Hudson Reporter Archive

Governor surfs web in Hoboken Launches Internet training program at Stevens for inner city teachers

It was back-to-school day Wednesday for Gov. Christine Todd Whitman and 20 teachers from Newark’s public schools. The group gathered at the Stevens Institute of Technology in a second floor classroom to launch a new $1.1 million state funded initiative designed to teach Newark public school teachers how to best use Internet technologies in the classroom.

Rather than make the usual speeches and engage in the now-customary back slapping that comes with the introduction of these sorts of programs, the governor elected to sit in on one of the program’s first classes instead.

Wearing an orange skirt suit and nursing an injured middle finger that she sprained in a bike accident earlier this month, Whitman pointed and clicked a mouse on command, while a pair of Stevens instructors introduced two electronic learning modules that they hope teachers will soon use in Newark schools.

“Most educators think of the Internet as an information superhighway – almost like a large library,” explained Josh Baron, one of the instructors Stevens has retained to train the teachers thanks to the grant. “But as we investigated it, we realized that the Internet has a lot more applications. We think that it is possible to bring in something new rather than simply using the Internet to replace old technologies, like the library.”

To demonstrate the power of the web to provide new ways to learn, Baron presented an exercise that asks students to imagine that they have just had a fight with a sibling and have climbed aboard a cargo ship as a stowaway. “But after being stuck on the ship for a little while, they get homesick and they have to figure out how to get home,” he said, raising his eyebrows as he clicked on a mouse connected to a computer whose screen was projected onto the wall behind him.

A dazzling array of small black dots attached to zigzagging white lines appeared on the wall. Each one of the dots represented an actual ship. Their locations and the path that they had traveled since leaving their homeports were being fed into the computer via the web in real time. The module asked the students to figure out where they were and where they would be the next day. “They have to figure this out so that their parents can come pick them up,” said Baron as the teachers laughed.

Will visit Stevens regularly

Over the coming year, Newark-based public school teachers will be coming to Stevens regularly to learn about electronic educational lessons like this one. Based on the reaction from the class of Newark teachers, it appears that the program will help them make better use of the technologies in their classrooms.

“There is a lot of stuff on the Internet,” said Pat Pontiero, an Eastside High School teacher. “A lot of teachers have never been exposed to this stuff before, but now we know exactly where to look. For the most part I had been using CD-ROMs and those sorts of things in class. This will broaden the material I use.”

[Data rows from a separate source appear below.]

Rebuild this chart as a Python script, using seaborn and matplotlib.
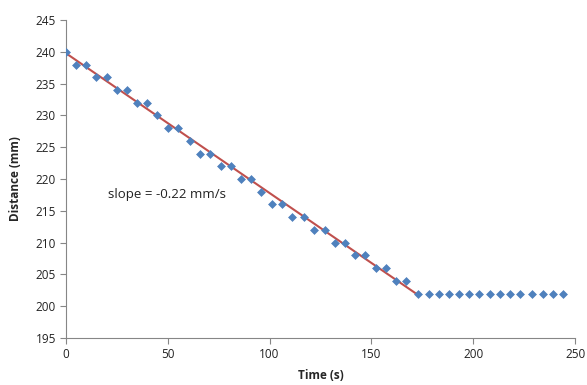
import numpy as np
import pandas as pd
import matplotlib
matplotlib.use("Agg")
import matplotlib.pyplot as plt
import seaborn as sns

time_s = [0, 5, 10, 15, 20, 25, 30, 35, 40, 45, 50, 55,
          61, 66, 71, 76, 81, 86, 91, 96, 101, 106, 111, 117,
          122, 127, 132, 137, 142, 147, 152, 157, 162, 167,
          173, 178, 183, 188, 193, 198, 203, 208, 213, 218, 223, 229, 234, 239, 244]
distance_mm = [240, 238, 238, 236, 236, 234, 234, 232, 232, 230, 228, 228,
               226, 224, 224, 222, 222, 220, 220, 218, 216, 216, 214, 214,
               212, 212, 210, 210, 208, 208, 206, 206, 204, 204,
               202, 202, 202, 202, 202, 202, 202, 202, 202, 202, 202, 202, 202, 202, 202]

# fitted line (slope -0.22 mm/s) over the moving part
fit_time = [0, 172.7]
fit_dist = [239.8, 239.8 - 0.22 * 172.7]

x_ticks = [0, 50, 100, 150, 200, 250]
y_ticks = [195, 200, 205, 210, 215, 220, 225, 230, 235, 240, 245]

df = pd.DataFrame({"Time (s)": time_s, "Distance (mm)": distance_mm})
fit = pd.DataFrame({"t": fit_time, "d": fit_dist})

sns.set_style("white")
plt.rcParams["font.family"] = ["Open Sans", "DejaVu Sans"]

fig, ax = plt.subplots(figsize=(5.87, 3.85), dpi=100)
fig.subplots_adjust(left=0.112, right=0.98, bottom=0.122, top=0.948)

sns.lineplot(data=fit, x="t", y="d", ax=ax, color="#C0504D", linewidth=1.5)
sns.scatterplot(data=df, x="Time (s)", y="Distance (mm)", ax=ax, marker="D",
                s=16, color="#4F81BD", edgecolor="#4F81BD", linewidth=0.5, zorder=3)

ax.set_xlim(0, 250)
ax.set_ylim(195, 245)
ax.set_xticks(x_ticks)
ax.set_yticks(y_ticks)
ax.tick_params(axis="both", labelsize=8.5, labelcolor="#222222", length=4, width=0.8,
               direction="out", pad=3, color="#868686")
ax.xaxis.set_ticks_position("bottom")
ax.yaxis.set_ticks_position("left")
ax.set_xlabel("Time (s)", fontsize=8.5, fontweight="bold", labelpad=6)
ax.set_ylabel("Distance (mm)", fontsize=8.5, fontweight="bold", labelpad=10)

for side in ["top", "right"]:
    ax.spines[side].set_visible(False)
for side in ["left", "bottom"]:
    ax.spines[side].set_color("#868686")
    ax.spines[side].set_linewidth(0.8)

ax.text(20.8, 217.5, "slope = -0.22 mm/s", fontsize=9.5, color="#222222", va="center")

fig.savefig("out.png", dpi=100)
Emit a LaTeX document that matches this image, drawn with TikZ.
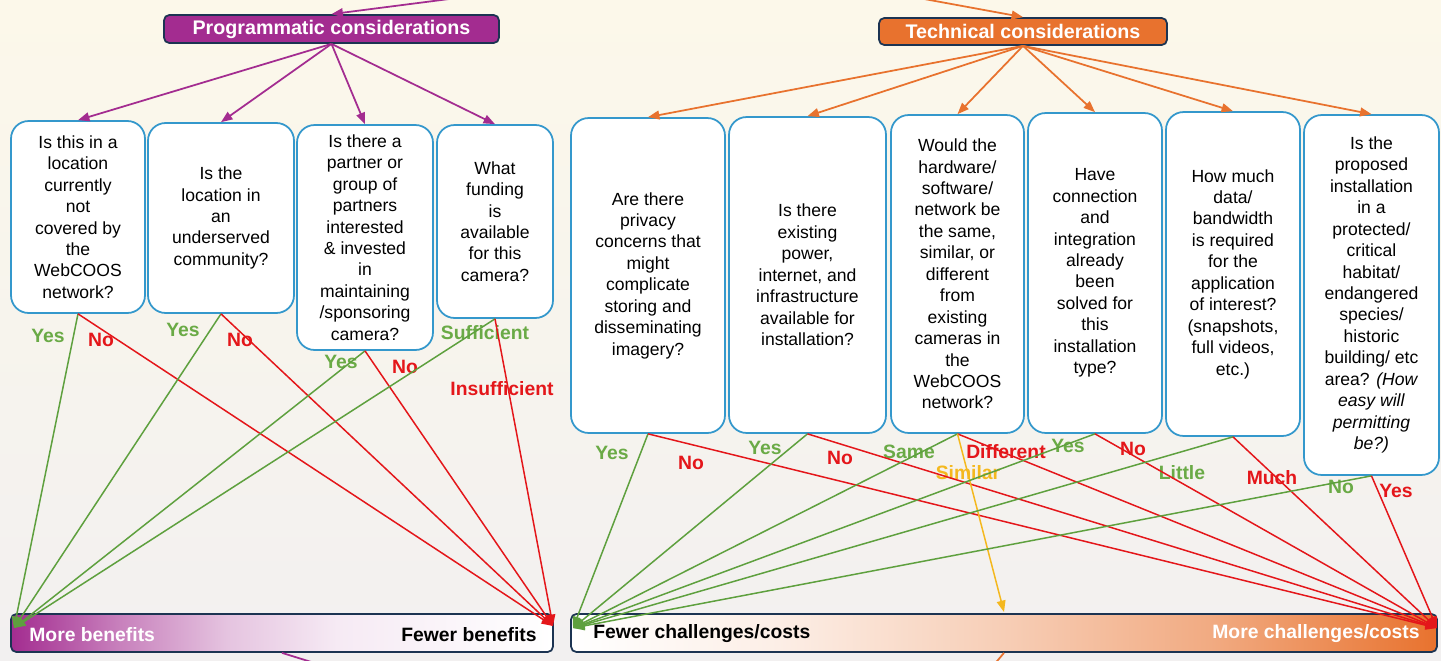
\documentclass[tikz,border=0pt]{standalone}
\usepackage{fontspec}
\setmainfont{Liberation Sans}
\usetikzlibrary{arrows.meta}
\definecolor{ProgClr}{RGB}{163,44,144}
\definecolor{TechClr}{RGB}{232,114,46}
\definecolor{EdgeClr}{RGB}{28,52,82}
\definecolor{BoxClr}{RGB}{52,152,204}
\definecolor{YesClr}{RGB}{94,160,62}
\definecolor{YesTxt}{RGB}{106,170,70}
\definecolor{NoClr}{RGB}{228,22,26}
\definecolor{MidClr}{RGB}{244,184,30}
\definecolor{BgTop}{RGB}{252,248,234}
\definecolor{BgMid}{RGB}{236,234,230}
\definecolor{BgBot}{RGB}{242,240,240}
\pgfdeclarehorizontalshading{benefitbar}{100bp}{color(0bp)=(ProgClr); color(25bp)=(ProgClr); color(35bp)=(ProgClr!60!white); color(45bp)=(ProgClr!28!white); color(55bp)=(ProgClr!10!white); color(75bp)=(white); color(100bp)=(white)}
\pgfdeclarehorizontalshading{costbar}{100bp}{color(0bp)=(white); color(25bp)=(white); color(37bp)=(TechClr!12!white); color(50bp)=(TechClr!35!white); color(62bp)=(TechClr!60!white); color(75bp)=(TechClr); color(100bp)=(TechClr)}

\begin{document}
\begin{tikzpicture}[x=0.02cm,y=-0.02cm,
  >={Triangle[length=6.5pt,width=5pt]},
  head/.style={draw=EdgeClr,line width=1pt,rounded corners=3pt,text=white,
    font=\bfseries\fontsize{11.2}{13}\selectfont,inner sep=0pt},
  qbox/.style={draw=BoxClr,fill=white,line width=1pt,rounded corners=10pt,
    align=center,font=\fontsize{10}{12.2}\selectfont,inner sep=0pt},
  bar/.style={draw=EdgeClr,line width=1pt,rounded corners=3pt,
    minimum height=0.76cm,inner sep=0pt},
  bartxt/.style={font=\bfseries\fontsize{11}{13}\selectfont,inner sep=0pt},
  lbl/.style={font=\bfseries\fontsize{11}{13}\selectfont,inner sep=0pt},
  yeslbl/.style={lbl,text=YesTxt},
  nolbl/.style={lbl,text=NoClr},
  midlbl/.style={lbl,text=MidClr},
  progarr/.style={->,draw=ProgClr,line width=1pt},
  techarr/.style={->,draw=TechClr,line width=1pt},
  yesarr/.style={->,draw=YesClr,line width=.85pt},
  noarr/.style={->,draw=NoClr,line width=.85pt},
  midarr/.style={->,draw=MidClr,line width=.85pt}]

\clip (0,0) rectangle (1441,660);
\fill[top color=BgTop,middle color=BgMid,bottom color=BgBot] (0,0) rectangle (1441,660);

% headers
\node[head,fill=ProgClr,minimum width=6.7cm,minimum height=0.56cm] (pc) at (331.5,29) {Programmatic considerations};
\node[head,fill=TechClr,minimum width=5.76cm,minimum height=0.54cm] (tc) at (1023,31.5) {Technical considerations};

% programmatic questions
\node[qbox,minimum width=2.68cm,minimum height=3.84cm] (p1) at (78,217)
  {Is this in a\\location\\currently\\not\\covered by\\the\\WebCOOS\\network?};
\node[qbox,minimum width=2.92cm,minimum height=3.80cm] (p2) at (221,218)
  {Is the\\location in\\an\\underserved\\community?};
\node[qbox,minimum width=2.72cm,minimum height=4.50cm] (p3) at (365,237.5)
  {Is there a\\partner or\\group of\\partners\\interested\\\& invested\\in\\maintaining\\/sponsoring\\camera?};
\node[qbox,minimum width=2.32cm,minimum height=3.86cm] (p4) at (495,221.5)
  {What\\funding\\is\\available\\for this\\camera?};

% technical questions
\node[qbox,minimum width=3.08cm,minimum height=6.30cm] (t1) at (648,275.5)
  {Are there\\privacy\\concerns that\\might\\complicate\\storing and\\disseminating\\imagery?};
\node[qbox,minimum width=3.14cm,minimum height=6.32cm] (t2) at (807.5,275)
  {Is there\\existing\\power,\\internet, and\\infrastructure\\available for\\installation?};
\node[qbox,minimum width=2.66cm,minimum height=6.36cm] (t3) at (957.5,274)
  {Would the\\hardware/\\software/\\network be\\the same,\\similar, or\\different\\from\\existing\\cameras in\\the\\WebCOOS\\network?};
\node[qbox,minimum width=2.68cm,minimum height=6.40cm] (t4) at (1095,273)
  {Have\\connection\\and\\integration\\already\\been\\solved for\\this\\installation\\type?};
\node[qbox,minimum width=2.68cm,minimum height=6.48cm] (t5) at (1233,274)
  {How much\\data/\\bandwidth\\is required\\for the\\application\\of interest?\\(snapshots,\\full videos,\\etc.)};
\node[qbox,minimum width=2.70cm,minimum height=7.20cm] (t6) at (1371.5,295)
  {Is the\\proposed\\installation\\in a\\protected/\\critical\\habitat/\\endangered\\species/\\historic\\building/ etc\\area? \textit{(How}\\\textit{easy will}\\\textit{permitting}\\\textit{be?)}};

% scales
\node[bar,shading=benefitbar,minimum width=10.84cm] (lb) at (282,633) {};
\node[bar,shading=costbar,minimum width=17.32cm] (rb) at (1004,633) {};
\node[bartxt,text=white,anchor=west] (lbmore) at (29,635) {More benefits};
\node[bartxt,anchor=east] (lbfew) at (537,635) {Fewer benefits};
\node[bartxt,anchor=west] (rbfew) at (593,634) {Fewer challenges/costs};
\node[bartxt,text=white,anchor=east] (rbmore) at (1420,634) {More challenges/costs};

\coordinate (lbyes) at (14,628);
\coordinate (lbno) at (553,626);
\coordinate (rbyes) at (573,628);
\coordinate (rbno) at (1437,628);
\coordinate (rbmid) at (1004,612);
\coordinate (inP) at (597,-20);
\coordinate (inT) at (837,-17);
\coordinate (outP) at (382,684);
\coordinate (outT) at (976,686);

% answers
\node[yeslbl] (a1y) at (48,336) {Yes};
\node[nolbl] (a1n) at (101,340) {No};
\node[yeslbl] (a2y) at (183,330) {Yes};
\node[nolbl] (a2n) at (240,340) {No};
\node[yeslbl] (a3y) at (341,362) {Yes};
\node[nolbl] (a3n) at (405,367) {No};
\node[yeslbl] (a4y) at (485,333) {Sufficient};
\node[nolbl] (a4n) at (502,389) {Insufficient};

\node[yeslbl] (b1y) at (612,453) {Yes};
\node[nolbl] (b1n) at (691,463) {No};
\node[yeslbl] (b2y) at (765,448) {Yes};
\node[nolbl] (b2n) at (840,458) {No};
\node[yeslbl] (b3y) at (909,452) {Same};
\node[nolbl] (b3n) at (1006,452) {Different};
\node[midlbl] (b3m) at (968,473) {Similar};
\node[yeslbl] (b4y) at (1068,446) {Yes};
\node[nolbl] (b4n) at (1133,449) {No};
\node[yeslbl] (b5y) at (1182,473) {Little};
\node[nolbl] (b5n) at (1272,478) {Much};
\node[yeslbl] (b6y) at (1341,487) {No};
\node[nolbl] (b6n) at (1396,491) {Yes};

% header arrows
\draw[progarr] (inP) -- (pc.north);
\draw[techarr] (inT) -- (tc.north);
\draw[draw=ProgClr,line width=1pt] (lb.south) -- (outP);
\draw[draw=TechClr,line width=1pt] (rb.south) -- (outT);

\draw[progarr] (pc.south) -- (p1.north);
\draw[progarr] (pc.south) -- (p2.north);
\draw[progarr] (pc.south) -- (p3.north);
\draw[progarr] (pc.south) -- (p4.north);

\draw[techarr] (tc.south) -- (t1.north);
\draw[techarr] (tc.south) -- (t2.north);
\draw[techarr] (tc.south) -- (t3.north);
\draw[techarr] (tc.south) -- (t4.north);
\draw[techarr] (tc.south) -- (t5.north);
\draw[techarr] (tc.south) -- (t6.north);

% decisions
\draw[yesarr] (p1.south) -- (lbyes);
\draw[noarr] (p1.south) -- (lbno);
\draw[yesarr] (p2.south) -- (lbyes);
\draw[noarr] (p2.south) -- (lbno);
\draw[yesarr] (p3.south) -- (lbyes);
\draw[noarr] (p3.south) -- (lbno);
\draw[yesarr] (p4.south) -- (lbyes);
\draw[noarr] (p4.south) -- (lbno);

\draw[yesarr] (t1.south) -- (rbyes);
\draw[noarr] (t1.south) -- (rbno);
\draw[yesarr] (t2.south) -- (rbyes);
\draw[noarr] (t2.south) -- (rbno);
\draw[yesarr] (t3.south) -- (rbyes);
\draw[noarr] (t3.south) -- (rbno);
\draw[midarr] (t3.south) -- (rbmid);
\draw[yesarr] (t4.south) -- (rbyes);
\draw[noarr] (t4.south) -- (rbno);
\draw[yesarr] (t5.south) -- (rbyes);
\draw[noarr] (t5.south) -- (rbno);
\draw[yesarr] (t6.south) -- (rbyes);
\draw[noarr] (t6.south) -- (rbno);

\end{tikzpicture}
\end{document}
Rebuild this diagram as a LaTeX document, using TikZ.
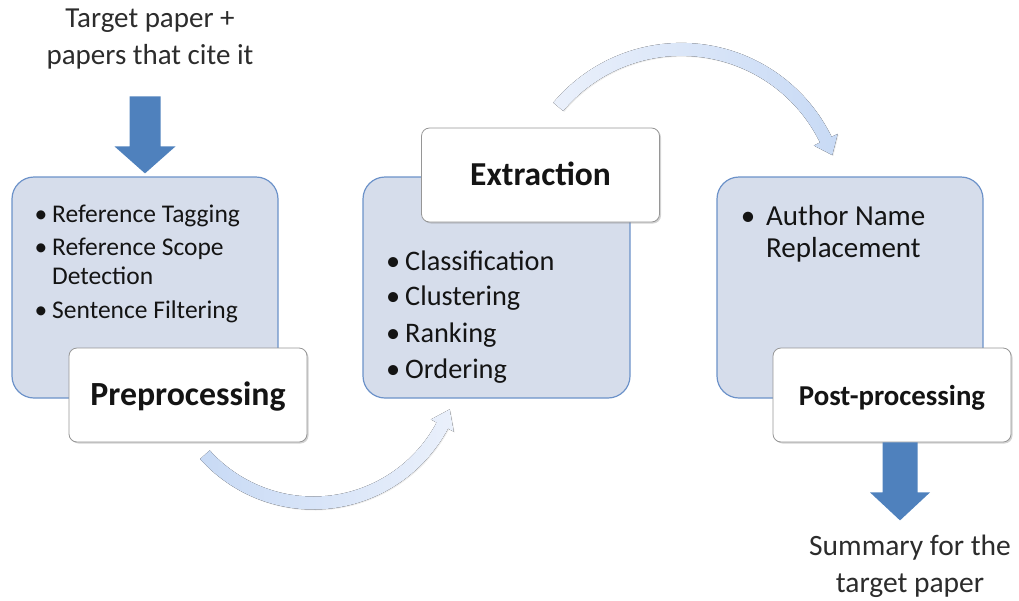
\documentclass[tikz,border=0pt]{standalone}
\usepackage{fontspec}
\setmainfont{Carlito}
\usetikzlibrary{shadows,calc}

\definecolor{stepblue}{RGB}{79,129,189}
\definecolor{panelfill}{RGB}{214,221,235}
\definecolor{paneledge}{RGB}{108,146,201}
\definecolor{labeledge}{RGB}{150,150,150}
\definecolor{flowA}{RGB}{200,218,245}
\definecolor{flowB}{RGB}{234,240,251}
\definecolor{ink}{RGB}{20,20,20}

\begin{document}
\begin{tikzpicture}[x=1pt,y=-1pt,
  panel/.style={draw=paneledge, line width=1.2pt, fill=panelfill,
    rounded corners=22pt, inner sep=0pt},
  stage/.style={draw=labeledge, line width=0.8pt, fill=white,
    rounded corners=8pt, inner sep=0pt, text=ink,
    text height=25pt, text depth=5pt,
    drop shadow={shadow xshift=1.5pt, shadow yshift=-1.5pt, opacity=0.35},
    minimum width=238pt, minimum height=94pt},
  item/.style={anchor=base west, inner sep=0pt, text=ink},
  caption/.style={align=center, inner sep=0pt, text=ink!90},
  feed/.style={fill=stepblue},
  flow/.style={drop shadow={shadow xshift=1pt, shadow yshift=-1pt, opacity=0.15}},
]
\useasboundingbox (0,0) rectangle (1019,600);

% three stage panels
\node[panel, minimum width=266pt, minimum height=221pt] (p1) at (145,287.5) {};
\node[panel, minimum width=267pt, minimum height=221pt] (p2) at (496.5,287.5) {};
\node[panel, minimum width=266pt, minimum height=221pt] (p3) at (850,287.5) {};

% panel contents
\newcommand\blt[1]{\llap{\textbullet\hspace{#1}}}
\begin{scope}[font=\fontsize{25.5}{30}\selectfont]
  \node[item] (a1) at (52,222.7) {\blt{5pt}Reference Tagging};
  \node[item] (a2) at (52,255) {\blt{5pt}Reference Scope};
  \node[item] (a3) at (52,284) {Detection};
  \node[item] (a4) at (52,318) {\blt{5pt}Sentence Filtering};
\end{scope}
\begin{scope}[font=\fontsize{28.3}{33}\selectfont]
  \node[item] (b1) at (405,270) {\blt{5pt}Classification};
  \node[item] (b2) at (405,305) {\blt{5pt}Clustering};
  \node[item] (b3) at (405,342) {\blt{5pt}Ranking};
  \node[item] (b4) at (405,378) {\blt{5pt}Ordering};
\end{scope}
\begin{scope}[font=\fontsize{29}{34}\selectfont]
  \node[item] (c1t) at (766,225) {\blt{11pt}Author Name};
  \node[item] (c2t) at (766,257) {Replacement};
\end{scope}

% curved flow arrows between stages
\coordinate (k1) at (313.4,357);
\coordinate (k2) at (681.3,210.1);
\fill[flow, left color=flowA, right color=flowB]
  ([shift={(138:152.5)}]k1) arc[start angle=138, end angle=28, radius=152.5]
  -- ([shift={(28:159)}]k1) -- ([shift={(21:146)}]k1) -- ([shift={(28:133)}]k1)
  -- ([shift={(28:139.5)}]k1) arc[start angle=28, end angle=138, radius=139.5]
  -- cycle;
\fill[flow, left color=flowB, right color=flowA]
  ([shift={(-140:167.2)}]k2) arc[start angle=-140, end angle=-26, radius=167.2]
  -- ([shift={(-26:174)}]k2) -- ([shift={(-20:160.7)}]k2) -- ([shift={(-26:147.4)}]k2)
  -- ([shift={(-26:154.2)}]k2) arc[start angle=-26, end angle=-140, radius=154.2]
  -- cycle;

% stage titles
\node[stage, font=\bfseries\fontsize{33.8}{38}\selectfont] (pre) at (188,395) {Preprocessing};
\node[stage, font=\bfseries\fontsize{33.5}{38}\selectfont] (ext) at (540.5,175) {Extraction};
\node[stage, font=\bfseries\fontsize{28.8}{34}\selectfont] (post) at (892,395) {Post-processing};

% input and output
\node[caption, font=\fontsize{29}{37}\selectfont] (src) at (150,39.5) {Target paper +\\papers that cite it};
\node[caption, font=\fontsize{29.5}{37}\selectfont] (sum) at (910,566.5) {Summary for the\\target paper};

\coordinate (intip) at ([yshift=3pt]p1.north);
\fill[feed] (intip) -- ++(-30.5,-27) -- ++(15,0) -- ++(0,-50) -- ++(31,0)
  -- ++(0,50) -- ++(15,0) -- cycle;
\coordinate (outtop) at ([xshift=8pt]post.south);
\fill[feed] (outtop) ++(-17.5,0) -- ++(0,50) -- ++(-12.5,0) -- ++(30,28)
  -- ++(30,-28) -- ++(-12.5,0) -- ++(0,-50) -- cycle;
\end{tikzpicture}
\end{document}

In addition to providing training for teachers, Stevens will use a portion of the grant funding to buy computers and make Internet connections in New Jersey schools, university officials said. While the university has elected to focus on Newark this year, other school districts including Hoboken and Jersey City may be included in future years.

The grant runs for three years and is targeted towards the 30 neediest school districts in the state, which are known as Abbott school districts.

“This really is teaching teachers how to use the Internet,” said Whitman after the event, as Stevens President Hal Raveche stood next to her. “Students can not learn the right things if our teachers do not know how to use what is available to them in terms of technology.”

Aids to the Governor were quick to point out that Whitman was comfortable cruising along the Information Superhighway herself. They pointed out that she has her own e-mail account where constituents are welcome to contact her. And they said that she has a computer on her desk at the state capitol that she uses regularly.

Stevens officials seemed pleased that the state had tapped them to undertake the project. “We are not viewed as a traditional part of the educational establishment,” explained Dr. Edward Friedman, the director of Stevens Center for Improved Engineering and Science Education. “We are kind of the engineering oddballs and people look at us and say, ‘what do they know?’ But with programs like this I think that people are starting to realize that we can really help.”